Dataset records:
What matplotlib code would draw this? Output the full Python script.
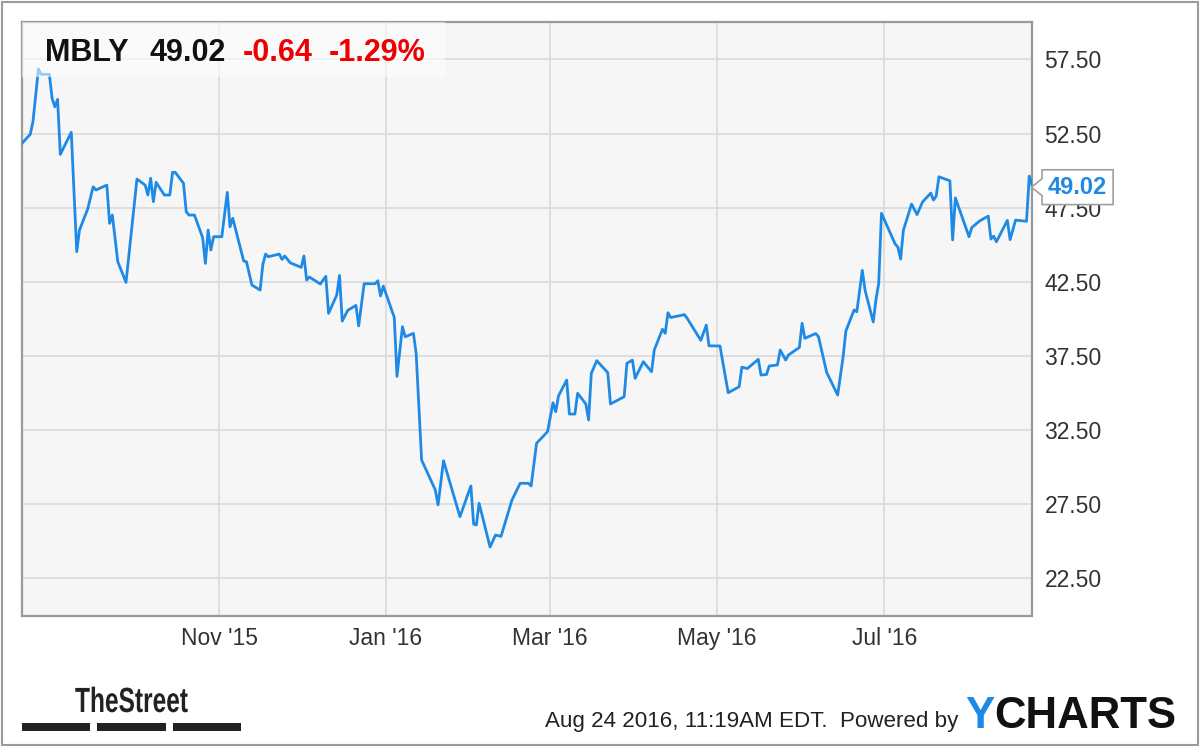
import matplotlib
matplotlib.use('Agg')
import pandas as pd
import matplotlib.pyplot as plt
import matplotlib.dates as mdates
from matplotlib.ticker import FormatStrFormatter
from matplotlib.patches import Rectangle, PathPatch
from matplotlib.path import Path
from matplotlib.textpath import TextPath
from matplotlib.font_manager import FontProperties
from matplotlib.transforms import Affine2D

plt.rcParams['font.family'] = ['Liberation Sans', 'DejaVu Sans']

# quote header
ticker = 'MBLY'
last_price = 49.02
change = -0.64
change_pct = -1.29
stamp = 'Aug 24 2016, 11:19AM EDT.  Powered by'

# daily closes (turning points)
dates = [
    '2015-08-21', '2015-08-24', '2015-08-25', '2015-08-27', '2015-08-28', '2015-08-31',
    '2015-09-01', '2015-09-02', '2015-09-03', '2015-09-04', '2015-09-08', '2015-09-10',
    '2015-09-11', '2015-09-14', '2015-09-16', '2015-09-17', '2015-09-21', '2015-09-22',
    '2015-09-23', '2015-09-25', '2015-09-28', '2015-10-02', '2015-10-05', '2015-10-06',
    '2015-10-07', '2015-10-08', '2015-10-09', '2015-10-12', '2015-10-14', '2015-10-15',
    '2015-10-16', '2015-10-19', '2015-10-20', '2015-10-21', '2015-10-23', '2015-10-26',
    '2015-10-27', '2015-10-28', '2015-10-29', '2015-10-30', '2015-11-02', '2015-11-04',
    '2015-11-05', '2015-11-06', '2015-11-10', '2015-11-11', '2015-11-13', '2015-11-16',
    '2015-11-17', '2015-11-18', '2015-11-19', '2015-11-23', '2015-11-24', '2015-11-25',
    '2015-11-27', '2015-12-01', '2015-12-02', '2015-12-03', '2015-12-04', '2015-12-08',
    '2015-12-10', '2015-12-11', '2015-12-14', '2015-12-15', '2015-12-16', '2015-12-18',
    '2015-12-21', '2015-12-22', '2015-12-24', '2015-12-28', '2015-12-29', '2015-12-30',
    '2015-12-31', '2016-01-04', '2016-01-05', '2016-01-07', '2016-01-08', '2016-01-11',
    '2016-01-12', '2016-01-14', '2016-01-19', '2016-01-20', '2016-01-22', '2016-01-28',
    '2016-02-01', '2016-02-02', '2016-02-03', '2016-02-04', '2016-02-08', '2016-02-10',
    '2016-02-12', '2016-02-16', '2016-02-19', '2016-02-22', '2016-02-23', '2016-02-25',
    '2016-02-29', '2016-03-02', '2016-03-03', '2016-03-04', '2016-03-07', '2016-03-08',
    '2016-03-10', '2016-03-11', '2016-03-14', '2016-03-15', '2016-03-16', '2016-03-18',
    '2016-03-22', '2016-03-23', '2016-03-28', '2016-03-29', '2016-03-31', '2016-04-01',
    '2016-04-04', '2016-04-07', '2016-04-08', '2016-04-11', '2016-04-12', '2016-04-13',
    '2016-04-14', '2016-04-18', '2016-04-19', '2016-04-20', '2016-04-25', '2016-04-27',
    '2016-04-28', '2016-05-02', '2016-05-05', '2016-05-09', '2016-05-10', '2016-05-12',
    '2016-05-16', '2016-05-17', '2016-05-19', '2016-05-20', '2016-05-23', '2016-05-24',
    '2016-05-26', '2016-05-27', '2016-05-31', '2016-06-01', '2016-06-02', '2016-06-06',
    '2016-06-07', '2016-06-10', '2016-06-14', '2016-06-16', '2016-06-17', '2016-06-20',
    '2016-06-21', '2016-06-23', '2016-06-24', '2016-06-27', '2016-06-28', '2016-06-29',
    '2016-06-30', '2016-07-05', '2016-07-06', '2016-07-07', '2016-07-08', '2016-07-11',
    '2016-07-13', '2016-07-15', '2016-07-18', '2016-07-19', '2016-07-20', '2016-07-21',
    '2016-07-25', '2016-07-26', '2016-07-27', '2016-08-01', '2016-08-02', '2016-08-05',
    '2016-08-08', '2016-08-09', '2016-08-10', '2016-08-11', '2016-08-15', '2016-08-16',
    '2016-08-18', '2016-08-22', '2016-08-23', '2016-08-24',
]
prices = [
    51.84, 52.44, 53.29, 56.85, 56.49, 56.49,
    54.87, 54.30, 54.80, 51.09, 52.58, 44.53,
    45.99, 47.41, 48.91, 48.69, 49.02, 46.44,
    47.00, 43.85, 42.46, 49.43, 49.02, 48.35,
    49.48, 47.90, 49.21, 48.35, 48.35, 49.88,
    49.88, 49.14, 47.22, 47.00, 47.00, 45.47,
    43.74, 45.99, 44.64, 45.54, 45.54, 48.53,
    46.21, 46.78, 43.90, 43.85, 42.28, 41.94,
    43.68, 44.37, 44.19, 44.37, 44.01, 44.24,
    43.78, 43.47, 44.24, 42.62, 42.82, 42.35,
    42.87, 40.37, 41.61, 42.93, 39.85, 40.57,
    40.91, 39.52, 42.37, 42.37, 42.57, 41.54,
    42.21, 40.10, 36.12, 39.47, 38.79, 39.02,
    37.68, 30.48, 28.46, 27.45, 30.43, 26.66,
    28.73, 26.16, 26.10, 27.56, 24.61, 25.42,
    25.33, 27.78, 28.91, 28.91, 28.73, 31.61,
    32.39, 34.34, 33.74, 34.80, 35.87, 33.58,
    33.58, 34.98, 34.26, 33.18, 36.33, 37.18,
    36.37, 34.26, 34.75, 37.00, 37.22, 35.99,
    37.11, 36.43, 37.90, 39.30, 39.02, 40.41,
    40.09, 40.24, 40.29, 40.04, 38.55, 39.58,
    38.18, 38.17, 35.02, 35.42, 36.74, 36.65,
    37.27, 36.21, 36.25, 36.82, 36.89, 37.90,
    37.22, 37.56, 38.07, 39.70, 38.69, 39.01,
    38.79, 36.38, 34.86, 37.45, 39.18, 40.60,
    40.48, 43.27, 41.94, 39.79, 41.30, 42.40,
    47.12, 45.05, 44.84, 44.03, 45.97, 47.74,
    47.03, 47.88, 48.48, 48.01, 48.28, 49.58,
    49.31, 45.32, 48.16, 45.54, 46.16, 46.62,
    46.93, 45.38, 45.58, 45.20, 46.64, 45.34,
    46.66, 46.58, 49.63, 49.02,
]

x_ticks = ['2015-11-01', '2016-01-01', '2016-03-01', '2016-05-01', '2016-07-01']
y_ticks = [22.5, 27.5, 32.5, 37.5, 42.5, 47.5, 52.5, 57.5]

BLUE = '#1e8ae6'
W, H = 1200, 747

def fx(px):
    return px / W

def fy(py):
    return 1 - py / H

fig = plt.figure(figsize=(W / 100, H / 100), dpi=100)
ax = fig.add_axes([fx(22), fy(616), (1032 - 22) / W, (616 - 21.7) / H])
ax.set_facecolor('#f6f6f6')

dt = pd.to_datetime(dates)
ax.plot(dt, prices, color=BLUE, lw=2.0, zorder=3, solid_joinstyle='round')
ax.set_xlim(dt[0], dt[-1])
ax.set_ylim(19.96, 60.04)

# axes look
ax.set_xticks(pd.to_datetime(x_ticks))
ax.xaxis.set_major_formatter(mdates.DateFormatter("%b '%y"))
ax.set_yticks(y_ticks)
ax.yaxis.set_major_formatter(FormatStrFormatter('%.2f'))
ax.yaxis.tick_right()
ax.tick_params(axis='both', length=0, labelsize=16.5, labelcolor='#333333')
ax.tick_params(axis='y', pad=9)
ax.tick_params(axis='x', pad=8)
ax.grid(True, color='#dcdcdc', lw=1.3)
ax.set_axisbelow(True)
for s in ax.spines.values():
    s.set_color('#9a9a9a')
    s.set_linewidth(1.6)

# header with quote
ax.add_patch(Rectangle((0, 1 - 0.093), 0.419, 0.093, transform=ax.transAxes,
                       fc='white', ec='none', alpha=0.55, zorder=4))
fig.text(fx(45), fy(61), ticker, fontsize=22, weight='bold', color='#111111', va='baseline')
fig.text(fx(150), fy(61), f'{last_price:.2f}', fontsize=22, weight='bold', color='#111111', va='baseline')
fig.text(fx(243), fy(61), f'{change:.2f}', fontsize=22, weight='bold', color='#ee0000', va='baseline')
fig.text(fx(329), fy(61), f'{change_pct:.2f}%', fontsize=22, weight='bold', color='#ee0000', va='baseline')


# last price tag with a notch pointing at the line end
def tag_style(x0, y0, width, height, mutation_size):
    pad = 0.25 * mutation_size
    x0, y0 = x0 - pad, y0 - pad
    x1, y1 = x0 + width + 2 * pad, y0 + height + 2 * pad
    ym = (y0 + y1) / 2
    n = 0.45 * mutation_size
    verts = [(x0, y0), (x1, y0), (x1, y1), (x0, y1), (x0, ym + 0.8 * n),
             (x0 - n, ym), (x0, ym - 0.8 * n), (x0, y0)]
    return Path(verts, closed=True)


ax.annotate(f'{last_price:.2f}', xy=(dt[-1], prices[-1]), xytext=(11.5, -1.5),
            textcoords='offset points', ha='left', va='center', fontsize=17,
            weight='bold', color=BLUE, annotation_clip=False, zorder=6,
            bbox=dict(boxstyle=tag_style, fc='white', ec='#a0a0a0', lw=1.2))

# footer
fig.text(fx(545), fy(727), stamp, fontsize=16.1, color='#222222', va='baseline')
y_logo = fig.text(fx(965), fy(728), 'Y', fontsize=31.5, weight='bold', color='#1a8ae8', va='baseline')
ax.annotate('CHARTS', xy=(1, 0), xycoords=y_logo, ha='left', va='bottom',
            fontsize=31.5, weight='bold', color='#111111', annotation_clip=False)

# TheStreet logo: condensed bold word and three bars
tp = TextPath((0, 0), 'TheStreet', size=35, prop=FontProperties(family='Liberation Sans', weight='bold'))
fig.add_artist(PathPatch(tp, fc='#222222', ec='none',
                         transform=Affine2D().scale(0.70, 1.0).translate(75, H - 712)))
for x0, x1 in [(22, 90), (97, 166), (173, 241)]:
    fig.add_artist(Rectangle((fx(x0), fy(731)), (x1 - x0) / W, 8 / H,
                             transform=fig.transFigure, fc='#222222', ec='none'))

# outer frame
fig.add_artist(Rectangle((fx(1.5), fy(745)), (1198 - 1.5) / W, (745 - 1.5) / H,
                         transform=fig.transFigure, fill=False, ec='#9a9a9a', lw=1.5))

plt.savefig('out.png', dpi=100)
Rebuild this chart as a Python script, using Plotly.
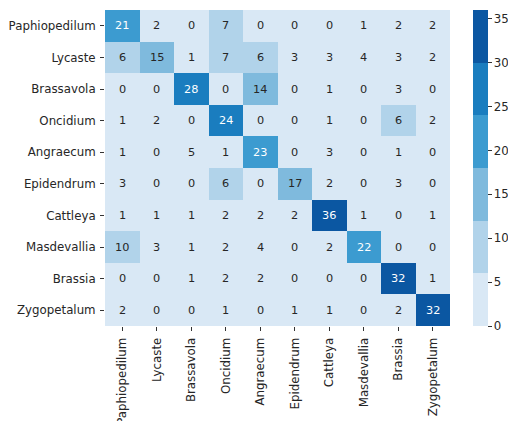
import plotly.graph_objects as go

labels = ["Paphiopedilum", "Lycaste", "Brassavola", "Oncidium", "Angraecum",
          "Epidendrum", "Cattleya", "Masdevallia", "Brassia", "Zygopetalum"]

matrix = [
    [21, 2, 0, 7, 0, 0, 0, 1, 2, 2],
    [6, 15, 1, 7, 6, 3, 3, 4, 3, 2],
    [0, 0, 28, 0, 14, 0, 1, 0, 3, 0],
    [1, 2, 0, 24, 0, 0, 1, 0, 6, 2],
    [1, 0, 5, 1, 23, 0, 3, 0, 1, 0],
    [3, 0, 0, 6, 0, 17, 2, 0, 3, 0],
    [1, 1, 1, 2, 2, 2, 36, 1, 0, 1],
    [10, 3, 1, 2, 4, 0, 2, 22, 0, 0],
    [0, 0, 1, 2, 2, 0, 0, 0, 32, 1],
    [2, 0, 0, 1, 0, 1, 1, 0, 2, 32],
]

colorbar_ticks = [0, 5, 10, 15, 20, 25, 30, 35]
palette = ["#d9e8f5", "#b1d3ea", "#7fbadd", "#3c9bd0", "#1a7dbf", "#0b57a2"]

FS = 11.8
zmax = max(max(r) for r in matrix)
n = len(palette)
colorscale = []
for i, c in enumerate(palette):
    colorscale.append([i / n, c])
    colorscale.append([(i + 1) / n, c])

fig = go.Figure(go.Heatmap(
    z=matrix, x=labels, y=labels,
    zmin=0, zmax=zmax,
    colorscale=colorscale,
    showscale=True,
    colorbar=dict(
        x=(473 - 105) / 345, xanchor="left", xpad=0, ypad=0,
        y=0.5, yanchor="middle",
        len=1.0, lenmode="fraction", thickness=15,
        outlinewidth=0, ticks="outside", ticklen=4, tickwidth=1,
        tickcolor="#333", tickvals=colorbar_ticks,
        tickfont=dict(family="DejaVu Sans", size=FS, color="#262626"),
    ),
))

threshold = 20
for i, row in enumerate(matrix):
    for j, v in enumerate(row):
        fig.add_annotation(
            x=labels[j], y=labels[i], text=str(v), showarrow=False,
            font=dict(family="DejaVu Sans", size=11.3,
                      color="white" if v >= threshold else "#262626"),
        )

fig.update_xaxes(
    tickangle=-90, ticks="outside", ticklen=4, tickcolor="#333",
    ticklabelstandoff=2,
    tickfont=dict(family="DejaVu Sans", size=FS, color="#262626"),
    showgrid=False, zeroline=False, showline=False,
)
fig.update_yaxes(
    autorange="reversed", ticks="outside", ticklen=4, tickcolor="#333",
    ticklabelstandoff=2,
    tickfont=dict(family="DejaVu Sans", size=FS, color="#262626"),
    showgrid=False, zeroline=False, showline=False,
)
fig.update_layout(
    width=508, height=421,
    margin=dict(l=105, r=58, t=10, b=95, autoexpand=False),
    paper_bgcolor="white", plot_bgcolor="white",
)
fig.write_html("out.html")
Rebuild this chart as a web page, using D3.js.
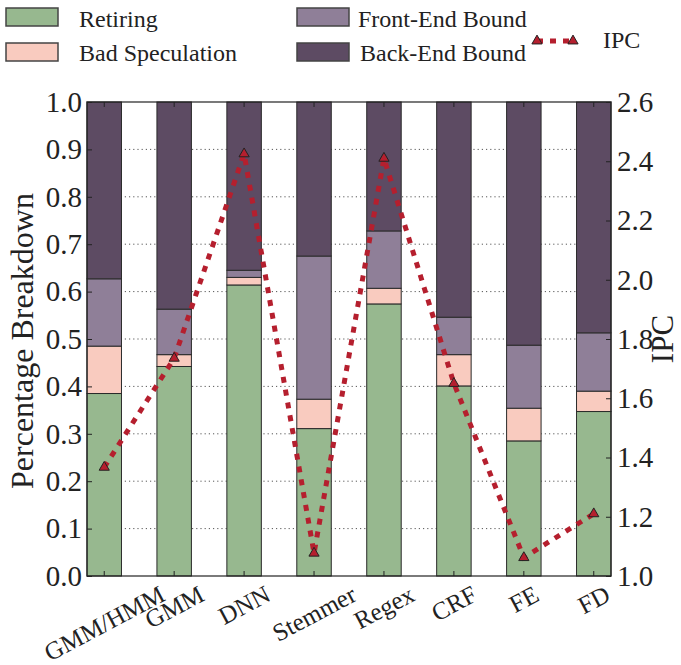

What the task asks:
Extract the lines exactly, please: the first line of the listing, the line with "stamp = 'Aug", and every line between them, but no pictures.

Answer to the problem:
What matplotlib code would draw this? Output the full Python script.
import matplotlib
matplotlib.use('Agg')
import pandas as pd
import matplotlib.pyplot as plt
import matplotlib.dates as mdates
from matplotlib.ticker import FormatStrFormatter
from matplotlib.patches import Rectangle, PathPatch
from matplotlib.path import Path
from matplotlib.textpath import TextPath
from matplotlib.font_manager import FontProperties
from matplotlib.transforms import Affine2D

plt.rcParams['font.family'] = ['Liberation Sans', 'DejaVu Sans']

# quote header
ticker = 'MBLY'
last_price = 49.02
change = -0.64
change_pct = -1.29
stamp = 'Aug 24 2016, 11:19AM EDT.  Powered by'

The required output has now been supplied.